The real title of the case is: Her Majesty The Queen vs. Tom Dudley and Edwin Stephens. And it is a criminal case that shook the English society of its day, and still plays with people’s minds today because it deals with the harshest aspects of life and death: survival.

The Dudley and Stephens case was decided in 1884 in a very Victorian England, where Queen Victoria ruled a society that was incredibly devout in its Christianity and had a very conservative view of the world. Its ruling established one of the most important precedents in common law, which is that necessity is not necessarily a defense against a charge for murder. 

Dudley and Stephens were shipwrecked when sailing on the English yacht Mignonette, which was a 52-foot cruiser that had been built in 1867.This was long before the days of air travel and campervan hire.
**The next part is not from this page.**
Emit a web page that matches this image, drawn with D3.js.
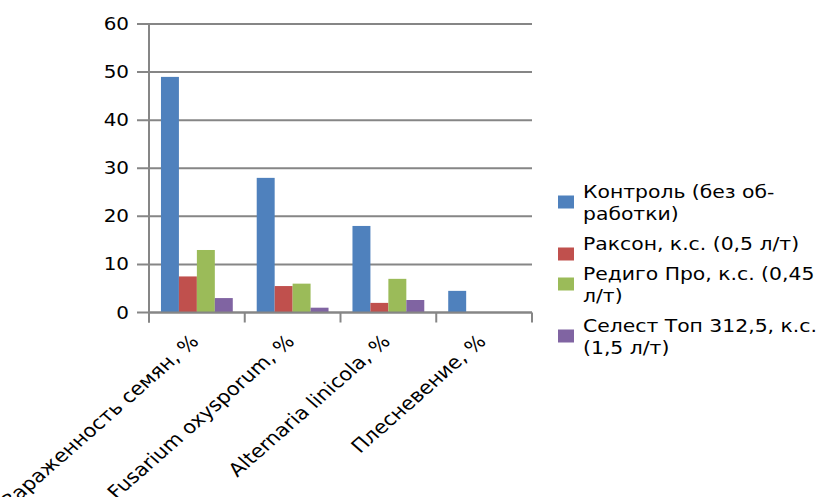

It wasn’t the smartest choice for their voyage, as it was an inshore boat and had not been designed for long voyages. The owner of the vessel was John Henry Want, who was an Australian lawyer. He wanted to sail her from England to Sydney, Australia. Because of her size and obvious incapability to survive such a long voyage, it was hard for John to find a suitable crew who would be willing to take the risk of steering her. But he finally did in Tom Dudley, the captain; Edwin Stephens; Edmund Brooks and Richard Parker, the cabin boy who was a very inexperienced seaman, an orphan and only seventeen years old.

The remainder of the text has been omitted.